(Provided material):

--------

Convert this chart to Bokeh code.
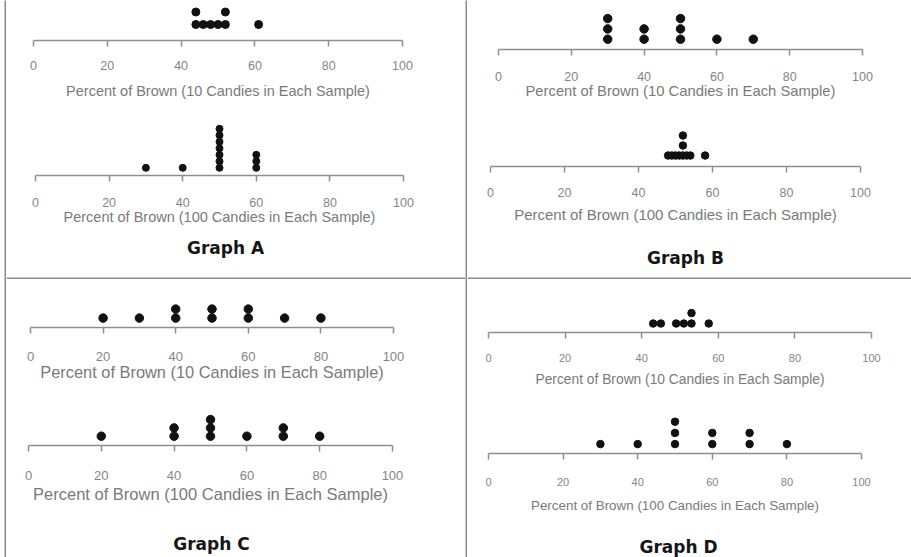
from bokeh.plotting import figure
from bokeh.models import Range1d, FixedTicker, ColumnDataSource, Label, Span, Spacer
from bokeh.layouts import column, row
from bokeh.embed import file_html
from bokeh.resources import INLINE

# ---------------- data ----------------
ticks = [0, 20, 40, 60, 80, 100]
label_10 = "Percent of Brown (10 Candies in Each Sample)"
label_100 = "Percent of Brown (100 Candies in Each Sample)"
graph_titles = ["Graph A", "Graph B", "Graph C", "Graph D"]

a_10 = [44, 44, 46, 48, 50, 52, 52, 61]
a_100 = [30, 40, 50, 50, 50, 50, 50, 50, 50, 60, 60, 60]
b_10 = [30, 30, 30, 40, 40, 50, 50, 50, 60, 70]
b_100 = [48, 49, 50, 51, 52, 52, 52, 53, 54, 58]
c_10 = [20, 30, 40, 40, 50, 50, 60, 60, 70, 80]
c_100 = [20, 40, 40, 50, 50, 50, 60, 70, 70, 80]
d_10 = [43, 45, 49, 51, 53, 53, 57.5]
d_100 = [30, 40, 50, 50, 50, 60, 60, 70, 70, 80]

# ---------------- styling / geometry ----------------
RULE = "#8c8c8c"
AXIS = "#8f8f8f"
TICK_TXT = "#858585"
LABEL_TXT = "#7a7a7a"
DOT = "#111111"
LW, RW = 459, 444          # quadrant widths
TOTAL_H = 557

geo = {
    "A10":  dict(w=LW, h=115, top=0,  fh=40, left=27, fw=369, d=16.0, s=12.5, size=8.0, f1=12.5, st1=14, f2=14.5, st2=10),
    "A100": dict(w=LW, h=115, top=0,  fh=60, left=29, fw=368, d=7.7,  s=6.5,  size=7.0, f1=12.5, st1=16, f2=14.5, st2=-1),
    "B10":  dict(w=RW, h=125, top=0,  fh=49, left=31, fw=364, d=10.3, s=10.3, size=8.5, f1=12.5, st1=16, f2=14.8, st2=-1),
    "B100": dict(w=RW, h=107, top=0,  fh=41, left=23, fw=370, d=11.0, s=10.0, size=7.5, f1=12.5, st1=15, f2=15.0, st2=6),
    "C10":  dict(w=LW, h=126, top=16, fh=32, left=24, fw=363, d=9.4,  s=9.0,  size=8.5, f1=13.0, st1=18, f2=16.4, st2=-1),
    "C100": dict(w=LW, h=110, top=0,  fh=40, left=22, fw=364, d=9.3,  s=8.3,  size=8.5, f1=13.0, st1=19, f2=16.5, st2=2),
    "D10":  dict(w=RW, h=131, top=21, fh=32, left=21, fw=383, d=9.0,  s=10.4, size=7.5, f1=11.0, st1=15, f2=13.8, st2=7),
    "D100": dict(w=RW, h=110, top=0,  fh=43, left=21, fw=373, d=9.4,  s=11.2, size=7.5, f1=11.0, st1=18, f2=13.4, st2=9),
}
tgeo = {
    "A": dict(w=LW, h=49, cx=219, cy=17, rule=True),
    "B": dict(w=RW, h=47, cx=218, cy=25, rule=True),
    "C": dict(w=LW, h=42, cx=205, cy=28, rule=False),
    "D": dict(w=RW, h=37, cx=211, cy=26, rule=False),
}


def stack_levels(vals):
    seen, lv = {}, []
    for v in vals:
        lv.append(seen.get(v, 0))
        seen[v] = seen.get(v, 0) + 1
    return lv


def dot_panel(vals, label, g):
    y0 = -g["d"] / g["s"]
    y1 = y0 + g["fh"] / g["s"]
    p = figure(width=g["w"], height=g["h"], x_range=Range1d(0, 100), y_range=Range1d(y0, y1),
               output_backend="svg", toolbar_location=None, y_axis_location=None,
               min_border_left=g["left"], min_border_right=g["w"] - g["left"] - g["fw"],
               min_border_top=g["top"], min_border_bottom=g["h"] - g["top"] - g["fh"],
               outline_line_color=None, background_fill_color="white", border_fill_color="white",
               frame_align=False)
    p.xgrid.visible = False
    p.ygrid.visible = False
    ax = p.xaxis[0]
    ax.ticker = FixedTicker(ticks=ticks, minor_ticks=[])
    ax.axis_label = label
    ax.axis_line_color = AXIS
    ax.axis_line_width = 1.5
    ax.major_tick_line_color = AXIS
    ax.major_tick_line_width = 1.5
    ax.major_tick_out = 6
    ax.major_tick_in = 0
    ax.minor_tick_line_color = None
    ax.major_label_text_font = "Liberation Sans"
    ax.major_label_text_font_size = f"{g['f1']}px"
    ax.major_label_text_color = TICK_TXT
    ax.major_label_standoff = g["st1"]
    ax.axis_label_text_font = "Liberation Sans"
    ax.axis_label_text_font_style = "normal"
    ax.axis_label_text_font_size = f"{g['f2']}px"
    ax.axis_label_text_color = LABEL_TXT
    ax.axis_label_standoff = g["st2"]
    src = ColumnDataSource(dict(x=vals, y=stack_levels(vals)))
    p.scatter("x", "y", source=src, size=g["size"], color=DOT)
    return p


def title_panel(text, g):
    p = figure(width=g["w"], height=g["h"], x_range=Range1d(0, g["w"]), y_range=Range1d(g["h"], 0),
               output_backend="svg", toolbar_location=None, x_axis_location=None, y_axis_location=None,
               min_border=0, outline_line_color=None, frame_align=False)
    p.grid.visible = False
    p.add_layout(Label(x=g["cx"], y=g["cy"], text=text, text_align="center", text_baseline="middle",
                       text_font="DejaVu Sans", text_font_style="bold", text_font_size="17px",
                       text_color="#151515"))
    if g["rule"]:
        p.add_layout(Span(location=g["h"] - 1, dimension="width", line_color=RULE, line_width=2))
    return p


def vrule(h):
    p = figure(width=2, height=h, output_backend="svg", toolbar_location=None,
               x_axis_location=None, y_axis_location=None, min_border=0, outline_line_color=None,
               background_fill_color=RULE, border_fill_color=RULE, frame_align=False)
    p.grid.visible = False
    return p


quadA = column(dot_panel(a_10, label_10, geo["A10"]), dot_panel(a_100, label_100, geo["A100"]),
               title_panel(graph_titles[0], tgeo["A"]))
quadB = column(dot_panel(b_10, label_10, geo["B10"]), dot_panel(b_100, label_100, geo["B100"]),
               title_panel(graph_titles[1], tgeo["B"]))
quadC = column(dot_panel(c_10, label_10, geo["C10"]), dot_panel(c_100, label_100, geo["C100"]),
               title_panel(graph_titles[2], tgeo["C"]))
quadD = column(dot_panel(d_10, label_10, geo["D10"]), dot_panel(d_100, label_100, geo["D100"]),
               title_panel(graph_titles[3], tgeo["D"]))

layout = row(Spacer(width=4, height=TOTAL_H), vrule(TOTAL_H), column(quadA, quadC),
             vrule(TOTAL_H), column(quadB, quadD))

open("out.html", "w").write(file_html(layout, INLINE))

--------

(Aim):
Give again, word for word, every line from the top of the data through the line with "from bokeh.resources import INLINE", both ends included, and exclude the pictures.

(Reply):
Convert this chart to Bokeh code.
from bokeh.plotting import figure
from bokeh.models import Range1d, FixedTicker, ColumnDataSource, Label, Span, Spacer
from bokeh.layouts import column, row
from bokeh.embed import file_html
from bokeh.resources import INLINE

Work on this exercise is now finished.